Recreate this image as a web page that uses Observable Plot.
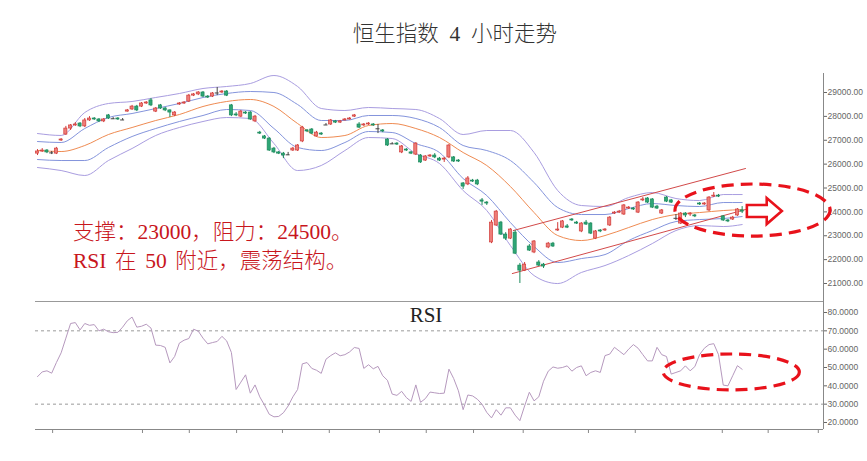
<!DOCTYPE html>
<html><head><meta charset="utf-8">
<script src="https://cdn.jsdelivr.net/npm/d3@7"></script>
<script src="https://cdn.jsdelivr.net/npm/@observablehq/plot@0.6"></script>
<style>
body{margin:0;background:#fff}
#wrap{position:relative;width:867px;height:461px;overflow:hidden;background:#fff}
.t{position:absolute;white-space:nowrap;font-family:"Liberation Serif","Noto Sans CJK SC",serif;font-weight:300}
#title{left:0;width:910px;text-align:center;top:24px;font-size:21.5px;line-height:21px;color:#333;word-spacing:0.25em}
#note{left:73px;top:218px;font-size:21.5px;line-height:29px;color:#c8161d;word-spacing:0.15em}
#rsiLabel{left:0;width:852px;text-align:center;top:305px;font-size:21px;line-height:21px;color:#222}
#main{position:absolute;left:0;top:60px}
#rsi{position:absolute;left:0;top:301px}
</style></head>
<body><div id="wrap">
<div id="main"></div><div id="rsi"></div>
<div id="title" class="t">恒生指数 4 小时走势</div>
<div id="note" class="t">支撑：23000，阻力：24500。<br>RSI 在 50 附近，震荡结构。</div>
<div id="rsiLabel" class="t">RSI</div>
</div>
<script>
// ---- 4-hour candles (price) ----
const open = [26440,26530,26570,26490,26440,26990,27240,27490,27620,27700,
 27580,27830,27910,27870,27790,28040,27910,27910,27870,28200,
 28290,28410,28410,28540,28670,28200,28460,28330,28250,28040,
 28500,28540,28620,28870,28920,29000,28830,28830,28960,29000,
 29040,28460,28080,27990,28160,28160,27790,27320,27160,27070,
 26650,26490,26440,26400,26570,26570,26950,27410,27450,27160,
 27280,27660,27660,27790,27740,27830,27870,27990,27660,27620,
 27660,27660,27490,27410,27030,26860,26860,26490,26610,26490,
 26400,26360,26150,26320,26360,26230,26190,26280,26280,26150,
 25190,25150,25310,25310,24480,24390,22720,23430,23550,23050,
 22880,23130,21750,21540,22550,22300,21880,21790,22510,22670,
 23220,23340,23390,23680,23550,23180,23550,23510,22880,23220,
 23220,23430,23930,23970,23890,24140,24140,23970,24480,24560,
 24520,24220,23930,24600,24480,23760,23510,23930,23890,23850,
 24350,24310,24060,24640,24680,23810,23640,23680,23850,24060];
const high = [26610,26650,26610,26530,26700,27070,27580,27660,27740,27740,
 27910,27990,27950,27910,27910,28080,27950,27950,27910,28290,
 28460,28460,28580,28620,28750,28370,28500,28370,28270,28200,
 28580,28620,28920,28960,29040,29040,28870,29000,29210,29080,
 29080,28500,28160,28250,28200,28200,28040,27370,27200,27110,
 26700,26530,26490,26490,26700,26820,27580,27450,27490,27370,
 27320,27700,27870,27830,27830,27910,27950,28080,27740,27700,
 27740,27700,27660,27450,27070,26900,26900,26780,26650,26530,
 26900,26400,26360,26400,26440,26280,26280,26820,26320,26190,
 25230,25480,25360,25360,24560,24430,23640,24060,23600,23130,
 23300,23220,21840,21880,22630,22800,21960,21840,22720,22720,
 23550,23640,23470,23720,23600,23550,23640,23550,23220,23260,
 23300,23800,24010,24060,24310,24220,24180,24430,24600,24600,
 24560,24270,24100,24640,24520,23890,23970,23970,23970,23890,
 24390,24390,24640,24810,24730,23850,23680,23810,24140,24220];
const low = [26360,26490,26440,26400,26400,26950,27200,27410,27580,27530,
 27530,27790,27830,27740,27740,27870,27870,27830,27830,28180,
 28250,28200,28370,28500,28410,28160,28290,28200,27950,27990,
 28460,28500,28580,28830,28870,28790,28750,28790,28870,28960,
 28830,27990,27990,27950,28080,27830,27740,27240,27030,26530,
 26440,26400,26230,26360,26530,26530,26900,27320,27240,27140,
 27200,27620,27620,27700,27700,27810,27850,27950,27490,27580,
 27620,27580,27280,27320,26740,26820,26780,26440,26530,26400,
 26360,26030,26110,26280,26230,26110,26070,26230,26070,26070,
 24940,25100,25230,25100,24270,24270,22670,23390,23010,22800,
 22840,22210,21000,21500,22340,22250,21710,21630,22460,22510,
 23180,23300,23300,23600,23470,23130,23430,23050,22840,23130,
 23180,23390,23890,23930,23850,24100,24060,23930,24430,24350,
 24140,24100,23890,24390,24350,23640,23470,23760,23810,23760,
 24270,24270,24010,24600,24600,23600,23550,23640,23810,23930];
const close = [26530,26570,26490,26470,26650,27030,27490,27620,27660,27580,
 27830,27910,27870,27790,27870,27910,27900,27870,27850,28250,
 28410,28250,28540,28580,28460,28330,28330,28250,28160,28160,
 28540,28580,28870,28920,29000,28830,28790,28960,28980,29040,
 28870,28040,28040,28200,28120,27870,27990,27280,27070,26570,
 26490,26440,26360,26390,26650,26780,27530,27370,27280,27320,
 27240,27640,27830,27740,27790,27870,27910,28040,27530,27660,
 27700,27620,27480,27370,26780,26850,26820,26740,26570,26440,
 26860,26070,26320,26360,26280,26150,26230,26780,26110,26110,
 25060,25400,25270,25150,24430,24350,23550,24010,23050,22880,
 23260,22250,21540,21790,22380,22760,21750,21710,22670,22550,
 23260,23600,23340,23640,23510,23510,23470,23090,23180,23180,
 23260,23760,23970,24010,24270,24180,24100,24390,24520,24390,
 24180,24140,24060,24430,24390,23730,23930,23850,23930,23810,
 24310,24350,24600,24680,24640,23640,23600,23760,24100,24010];

// ---- Bollinger bands, read every 5 bars ----
const bandIdx = [0,5,10,15,20,25,30,35,40,45,50,55,60,65,70,75,80,85,90,95,100,105,110,115,120,125,130,135,140,145,149];
const bandOU  = [27282,27200,28162,28539,28623,28791,28958,29168,29252,29377,29712,29252,28330,28246,28372,28330,28288,27911,27240,27408,27408,26486,24894,24266,24224,24601,24810,24559,24475,24726,24726];
const bandIU  = [26947,26905,27492,27953,28120,28330,28539,28791,28958,29042,29000,28497,27827,27827,28037,28037,27911,27534,26780,26570,26151,25229,24182,23889,23889,24140,24349,24266,24224,24391,24391];
const bandMid = [26570,26528,26780,27240,27534,27827,28078,28414,28623,28707,28414,27701,27115,27199,27618,27701,27492,27115,26486,25942,25062,23972,23009,22799,23009,23344,23679,23889,23972,24056,24098];
const bandIL  = [26193,26151,26151,26696,27157,27492,27785,28037,28288,28246,27492,26696,26570,26905,27366,27324,26863,26486,25397,24685,23553,22548,21877,22045,22212,22799,23218,23595,23679,23721,23805];
const bandOL  = [25858,25732,25523,26151,26654,27199,27534,27785,27953,27911,26863,25732,25942,26570,27115,27073,26444,26025,24894,24056,22590,21333,20998,21462,21752,22171,22673,23218,23428,23386,23469];

// ---- RSI ----
const rsi = [45,47.6,48.2,46.9,52.7,58,66,74,74.5,70.5,
 74,73,73.4,70,70.9,69.5,69,69.2,72,75.5,
 77.5,72,72.5,73.6,71.5,62.2,62,61,52.5,56,
 63.3,64.9,65.8,70.9,69.8,66,62.9,63.6,64.2,67,
 64.5,58.2,38,42,46,36,40.5,34,29.5,24.5,
 23.1,23.3,25.3,29,34,38,52,52.7,49.5,48.5,
 46.8,54.5,56.5,58,56.4,57,58.5,60.9,60.4,49.5,
 51.5,49.3,50.6,45.5,43,35.5,34.8,37,33.6,31.5,
 40.5,31,33,36.6,36.2,35.8,36,49.1,44,37.3,
 27,35,34.5,32.7,30,25.5,22.5,27,24,28,
 28,24,21,29,36.5,31.8,34,42.5,48,50.3,
 49.6,50,50.9,48,50,50.9,45.5,47.3,48.2,47.3,
 56.5,57.3,61,59,57,60,62.5,60.5,57,53.6,
 53.6,61,57,56,46.4,47.3,48.2,50.9,48.2,50.5,
 57,60.5,62.5,63,57,40.4,40,45.5,51,49];

// ---- ticks ----
const priceTicks = [21000,22000,23000,24000,25000,26000,27000,28000,29000];
const rsiTicks = [20,30,40,50,60,70,80];
const timeTicks = [3.2,22.2,32.1,42.1,51.8,61.7,72.3,82.2,92.2,102.7,116.5,126.4,144.8,154.5,165.1];

// ---- channel & annotations (data units) ----
const trendUpper = [{i:100.6, p:23218},{i:149.7, p:25816}];
const trendLower = [{i:100.4, p:21416},{i:149.7, p:24098}];
const mainOval = {cx:151.3, cy:24056, rx:16.4, ry:1090};
const rsiOval  = {cx:146.8, cy:47.3, rx:14.4, ry:9.8};
const arrowPts = [[150.1,24265],[154.3,24265],[154.3,24559],[157.5,24014],[154.3,23469],[154.3,23763],[150.1,23763]];

const candles = close.map((c,i)=>({i, o:open[i], h:high[i], l:low[i], c, up:c>=open[i], doji:Math.abs(c-open[i])<35}));
const bands = bandIdx.map((i,k)=>({i, ou:bandOU[k], iu:bandIU[k], m:bandMid[k], il:bandIL[k], ol:bandOL[k]}));
const rsiData = rsi.map((v,i)=>({i, v}));

const XD = [-0.42, 166.2];
const W = 867;
const RED="#d23c3a", RED_FILL="#ee7d78", GREEN="#1c8a5c", GREEN_FILL="#2ea676";
const OUTER="#a99de0", INNER="#8494dc", MID="#ef8b52";
const style = {fontFamily:"'Liberation Sans', Arial, sans-serif", fontSize:"8.5px", background:"transparent", overflow:"hidden"};

const mainChart = Plot.plot({
  width:W, height:242, marginLeft:35, marginRight:W-823, marginTop:13, marginBottom:1,
  x:{domain:XD, axis:null},
  y:{domain:[20246,29796]},
  style,
  marks:[
    Plot.line(bands,{x:"i",y:"ou",stroke:OUTER,strokeWidth:1,curve:"monotone-x"}),
    Plot.line(bands,{x:"i",y:"ol",stroke:OUTER,strokeWidth:1,curve:"monotone-x"}),
    Plot.line(bands,{x:"i",y:"iu",stroke:INNER,strokeWidth:1,curve:"monotone-x"}),
    Plot.line(bands,{x:"i",y:"il",stroke:INNER,strokeWidth:1,curve:"monotone-x"}),
    Plot.line(bands,{x:"i",y:"m",stroke:MID,strokeWidth:1,curve:"monotone-x"}),
    Plot.line(trendUpper,{x:"i",y:"p",stroke:"#d24a4a",strokeWidth:1}),
    Plot.line(trendLower,{x:"i",y:"p",stroke:"#d24a4a",strokeWidth:1}),
    Plot.ruleX(candles,{x:"i",y1:"l",y2:"h",stroke:d=>d.doji?"#444":(d.up?RED:GREEN),strokeWidth:1}),
    Plot.rect(candles.filter(d=>!d.doji),{x1:d=>d.i-0.33,x2:d=>d.i+0.33,y1:"o",y2:"c",fill:d=>d.up?RED_FILL:GREEN_FILL,stroke:d=>d.up?RED:GREEN,strokeWidth:0.7}),
    Plot.ruleY(candles.filter(d=>d.doji),{y:"c",x1:d=>d.i-0.42,x2:d=>d.i+0.42,stroke:"#444",strokeWidth:1}),
    Plot.ruleX([XD[1]],{stroke:"#888"}),
    Plot.ruleY([20246],{stroke:"#999"}),
    Plot.axisY(priceTicks,{anchor:"right",label:null,tickSize:3,tickPadding:1,tickFormat:d=>d.toFixed(2),color:"#666",fontSize:8.5})
  ]
});
document.getElementById("main").appendChild(mainChart);

const rsiChart = Plot.plot({
  width:W, height:160, marginLeft:35, marginRight:W-823, marginTop:0, marginBottom:32,
  x:{domain:XD, axis:null},
  y:{domain:[16.18,86]},
  style,
  marks:[
    Plot.ruleY([30,70],{stroke:"#9a9a9a",strokeDasharray:"3,3",strokeWidth:1}),
    Plot.line(rsiData,{x:"i",y:"v",stroke:"#b699be",strokeWidth:1}),
    Plot.ruleY([16.18],{stroke:"#888"}),
    Plot.ruleX([XD[1]],{stroke:"#888"}),
    Plot.axisY(rsiTicks,{anchor:"right",label:null,tickSize:3,tickPadding:1,tickFormat:d=>d.toFixed(4),color:"#666",fontSize:8.5}),
    Plot.axisX(timeTicks,{anchor:"bottom",label:null,tickSize:4,tickFormat:()=>"",color:"#888"})
  ]
});
document.getElementById("rsi").appendChild(rsiChart);

function oval(chart, o){
  const sx=chart.scale("x"), sy=chart.scale("y");
  d3.select(chart).append("ellipse")
    .attr("cx",sx.apply(o.cx)).attr("cy",sy.apply(o.cy))
    .attr("rx",sx.apply(o.cx+o.rx)-sx.apply(o.cx))
    .attr("ry",sy.apply(o.cy)-sy.apply(o.cy+o.ry))
    .attr("fill","none").attr("stroke","#e8121b").attr("stroke-width",3.2).attr("stroke-dasharray","12,7");
}
oval(mainChart, mainOval);
oval(rsiChart, rsiOval);
{
  const sx=mainChart.scale("x"), sy=mainChart.scale("y");
  d3.select(mainChart).append("path")
    .attr("d", d3.line()(arrowPts.map(([a,b])=>[sx.apply(a),sy.apply(b)]))+"Z")
    .attr("fill","#fff").attr("stroke","#e8121b").attr("stroke-width",2.6).attr("stroke-linejoin","miter");
}
</script>
</body></html>
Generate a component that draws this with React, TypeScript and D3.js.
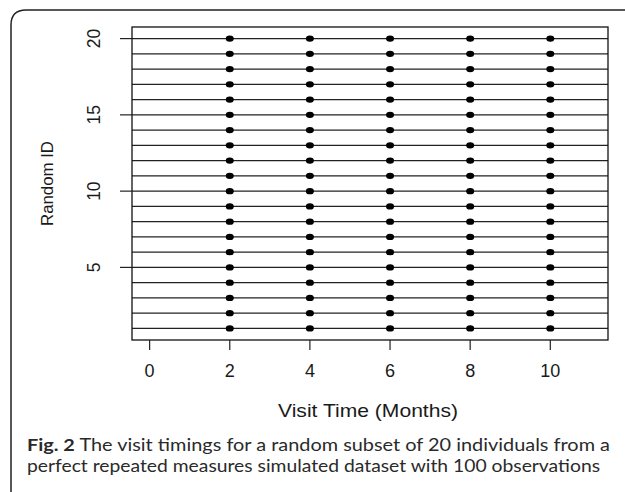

::::

**DESCRIPTION OF THE TASK**
Extract lines where the string "this" occurs.

**EXERCISE RESPONSE**
Recreate this image as a web page that uses Observable Plot.
Generate a component that draws this with React, TypeScript and D3.js.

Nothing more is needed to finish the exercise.